If $A$ is a square matrix then $A-{{A}^{'}}$ is a
A. diagonal matrix \[\]
B. skew symmetric matrix \[\]
C. Symmetric matrix\[\]
D. None of these \[\]

Answer 1

Hint: We recall transpose of a matrix, diagonal matrix, skew symmetric matrix, symmetric matrix. We take the transpose of the given matrix $A-{{A}^{'}}$ and see if it satisfies the property of diagonal matrix or skew symmetric matrix or symmetric matrix.

Complete answer:
We know that square matrices have the same number of rows and columns. We also know that transpose of a matrix $A$ is denoted as ${{A}^{'}}$ or ${{A}^{T}}$ and obtained by rows of $A$ as columns in ${{A}^{'}}$ or reflecting $A$ over its main diagonal.
We know from property of involution of transpose that
\[{{\left( {{A}^{'}} \right)}^{'}}=A\]
We know from property of addition of transpose that
\[{{A}^{'}}+{{B}^{'}}={{\left( A+B \right)}^{'}}\]
We know that a diagonal matrix is a square matrix with entries except on the main diagonal zero. A skew symmetric matrix is a square matrix whose transpose is equal to its negative which means${{A}^{'}}=-A$. A symmetric matrix is a square matrix whose transpose is equal to itself which means${{A}^{'}}=A$.
We are given that $A$ is a square matrix and are asked to find what type of matrix $A-{{A}^{'}}$ is . Let us take the transpose of the matrix $A-{{A}^{'}}$ and use property of addition of transpose to have;
\[\begin{align}
  & \Rightarrow {{\left( A-{{A}^{'}} \right)}^{'}} \\
 & \Rightarrow {{A}^{'}}-{{\left( {{A}^{'}} \right)}^{'}} \\
\end{align}\]
We use the property of involution of transpose to have;
\[\Rightarrow {{A}^{'}}-A=-\left( A-{{A}^{'}} \right)\]
So we have;
\[{{\left( A-{{A}^{'}} \right)}^{'}}=-\left( {{A}^{'}}-A \right)\]
So the transpose of the matrix $A-{{A}^{'}}$ results in a negative of the matrix $A-{{A}^{'}}$. Hence $A-{{A}^{'}}$ is a skew symmetric matrix.

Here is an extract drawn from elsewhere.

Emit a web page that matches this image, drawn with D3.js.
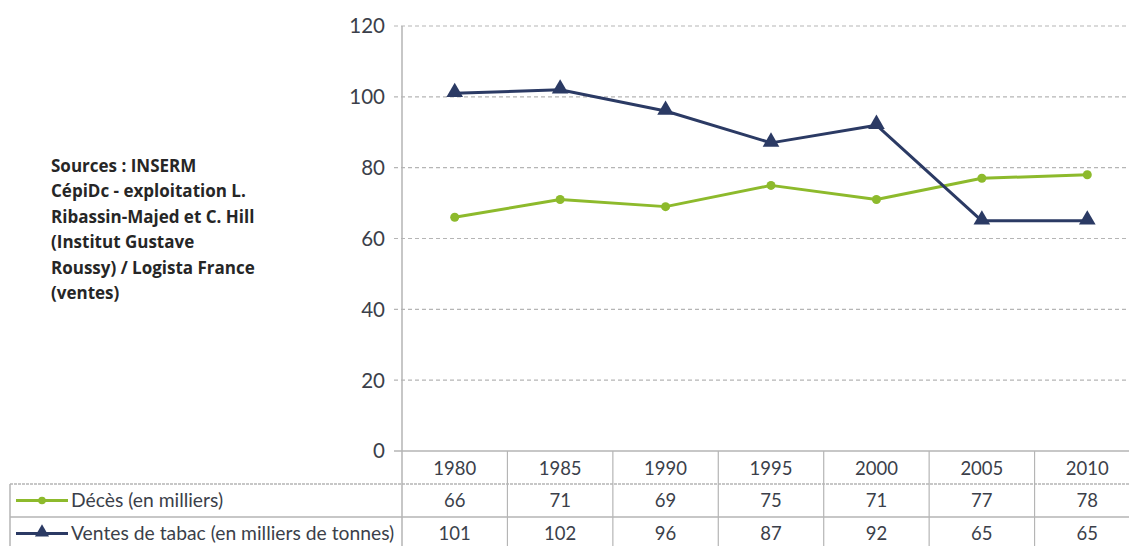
<!DOCTYPE html>
<html>
<head>
<meta charset="utf-8">
<script src="https://cdn.jsdelivr.net/npm/d3@7"></script>
<style>
  html, body { margin: 0; padding: 0; background: #fff; }
  svg { display: block; font-family: Lato, "Open Sans", sans-serif; }
</style>
</head>
<body>
<svg id="chart" width="1129" height="546"></svg>
<script>
// Years on the x axis / table header
const years = ["1980", "1985", "1990", "1995", "2000", "2005", "2010"];
// Deaths (thousands)
const deces = [66, 71, 69, 75, 71, 77, 78];
// Tobacco sales (thousands of tonnes)
const ventes = [101, 102, 96, 87, 92, 65, 65];
const yTicks = [0, 20, 40, 60, 80, 100, 120];
const seriesNames = ["Décès (en milliers)", "Ventes de tabac (en milliers de tonnes)"];
const sourceLines = [
  "Sources : INSERM",
  "CépiDc - exploitation L.",
  "Ribassin-Majed et C. Hill",
  "(Institut Gustave",
  "Roussy) / Logista France",
  "(ventes)"
];

const series = [
  { name: seriesNames[0], values: deces, color: "#8dba2c", marker: "circle" },
  { name: seriesNames[1], values: ventes, color: "#2b3a64", marker: "triangle" }
];

const svg = d3.select("#chart");
const plotLeft = 402, plotRight = 1140, plotTop = 26, plotBottom = 451;
const rowH = [451, 484, 517, 550];

const x = d3.scaleBand().domain(years).range([plotLeft, plotRight]);
const y = d3.scaleLinear().domain([0, 120]).range([plotBottom, plotTop]);
const cx = d => x(d) + x.bandwidth() / 2;

const gridColor = "#b5b5b5";
const textColor = "#3b3f4a";

// Horizontal gridlines
svg.append("g").selectAll("line")
  .data(yTicks.filter(t => t > 0))
  .join("line")
  .attr("x1", plotLeft - 8).attr("x2", 1129)
  .attr("y1", d => y(d)).attr("y2", d => y(d))
  .attr("stroke", gridColor).attr("stroke-width", 1.2)
  .attr("stroke-dasharray", "4,3");

// Y axis labels
svg.append("g").selectAll("text")
  .data(yTicks)
  .join("text")
  .attr("x", 385).attr("y", d => y(d))
  .attr("dy", "0.36em")
  .attr("text-anchor", "end")
  .attr("font-size", 20.5)
  .attr("fill", textColor)
  .text(d => d);

// Y axis line, continuing down through the table
svg.append("line")
  .attr("x1", plotLeft).attr("x2", plotLeft)
  .attr("y1", plotTop).attr("y2", 546)
  .attr("stroke", gridColor).attr("stroke-width", 1.5);

// Zero line / top of table
svg.append("line")
  .attr("x1", plotLeft - 8).attr("x2", 1129)
  .attr("y1", rowH[0]).attr("y2", rowH[0])
  .attr("stroke", gridColor).attr("stroke-width", 1.5);

// Table row separators
svg.append("line")
  .attr("x1", 10).attr("x2", 1129)
  .attr("y1", rowH[1]).attr("y2", rowH[1])
  .attr("stroke", gridColor).attr("stroke-width", 1.5)
  .attr("stroke-dasharray", "3,1");
svg.append("line")
  .attr("x1", 10).attr("x2", 1129)
  .attr("y1", rowH[2]).attr("y2", rowH[2])
  .attr("stroke", gridColor).attr("stroke-width", 1.5);
svg.append("line")
  .attr("x1", 10).attr("x2", 10)
  .attr("y1", rowH[1]).attr("y2", 546)
  .attr("stroke", gridColor).attr("stroke-width", 1.5);

// Column separators
svg.append("g").selectAll("line")
  .data(years.slice(1))
  .join("line")
  .attr("x1", d => x(d)).attr("x2", d => x(d))
  .attr("y1", rowH[0]).attr("y2", 546)
  .attr("stroke", gridColor).attr("stroke-width", 1.2);

// Year header
svg.append("g").selectAll("text")
  .data(years)
  .join("text")
  .attr("x", d => cx(d)).attr("y", (rowH[0] + rowH[1]) / 2 + 1)
  .attr("dy", "0.36em").attr("text-anchor", "middle")
  .attr("font-size", 18.5).attr("fill", textColor)
  .text(d => d);

// Value rows
series.forEach((s, i) => {
  const yMid = (rowH[i + 1] + rowH[i + 2]) / 2;
  svg.append("g").selectAll("text")
    .data(s.values)
    .join("text")
    .attr("x", (d, j) => cx(years[j])).attr("y", yMid)
    .attr("dy", "0.36em").attr("text-anchor", "middle")
    .attr("font-size", 18.5).attr("fill", textColor)
    .text(d => d);

  // Legend key in the row header
  svg.append("line")
    .attr("x1", 16).attr("x2", 68)
    .attr("y1", yMid).attr("y2", yMid)
    .attr("stroke", s.color).attr("stroke-width", 3);
  drawMarker(svg, s, 42, yMid, 0.85);
  svg.append("text")
    .attr("x", 71).attr("y", yMid)
    .attr("dy", "0.36em")
    .attr("font-size", 19.3).attr("fill", textColor)
    .text(s.name);
});

function drawMarker(g, s, px, py, k) {
  if (s.marker === "circle") {
    g.append("circle").attr("cx", px).attr("cy", py).attr("r", 4.5 * k)
      .attr("fill", s.color);
  } else {
    g.append("path")
      .attr("d", d3.symbol(d3.symbolTriangle, 120 * k * k)())
      .attr("transform", `translate(${px},${py - 1})`)
      .attr("fill", s.color);
  }
}

// Series lines and markers
const line = d3.line().x((d, i) => cx(years[i])).y(d => y(d));
series.forEach(s => {
  svg.append("path")
    .datum(s.values)
    .attr("d", line)
    .attr("fill", "none")
    .attr("stroke", s.color)
    .attr("stroke-width", 3)
    .attr("stroke-linejoin", "round");
  s.values.forEach((v, i) => drawMarker(svg, s, cx(years[i]), y(v), 1));
});

// Source note
svg.append("g").selectAll("text")
  .data(sourceLines)
  .join("text")
  .attr("x", 51).attr("y", (d, i) => 172 + i * 25.4)
  .attr("font-family", "'Open Sans', sans-serif")
  .attr("font-size", 17).attr("font-weight", "bold")
  .attr("fill", "#262626")
  .text(d => d);
</script>
</body>
</html>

So the correct choice is B.

Note:
We note that if we can represent the elements of square matrix $A$ with the general entry ${{a}_{ij}}$, the entries of ${{A}^{'}}$ will be ${{a}_{ji}}$. Then the entries of $A-{{A}^{'}}$ will be ${{a}_{ij}}-{{a}_{ji}}$. We see in a diagonal matrix ${{a}_{ij}}-{{a}_{ji}}=0$ except when $i=j$. Since it not necessary that ${{a}_{ij}}={{a}_{ji}}$ for all square matrices then ${{a}_{ij}}-{{a}_{ji}}=0$ then $A-{{A}^{'}}$ is not diagonal matrix. We note that for symmetric matrix ${{a}_{ji}}={{a}_{ji}}$ and for skew symmetric matrix ${{a}_{ji}}=-{{a}_{ij}}$.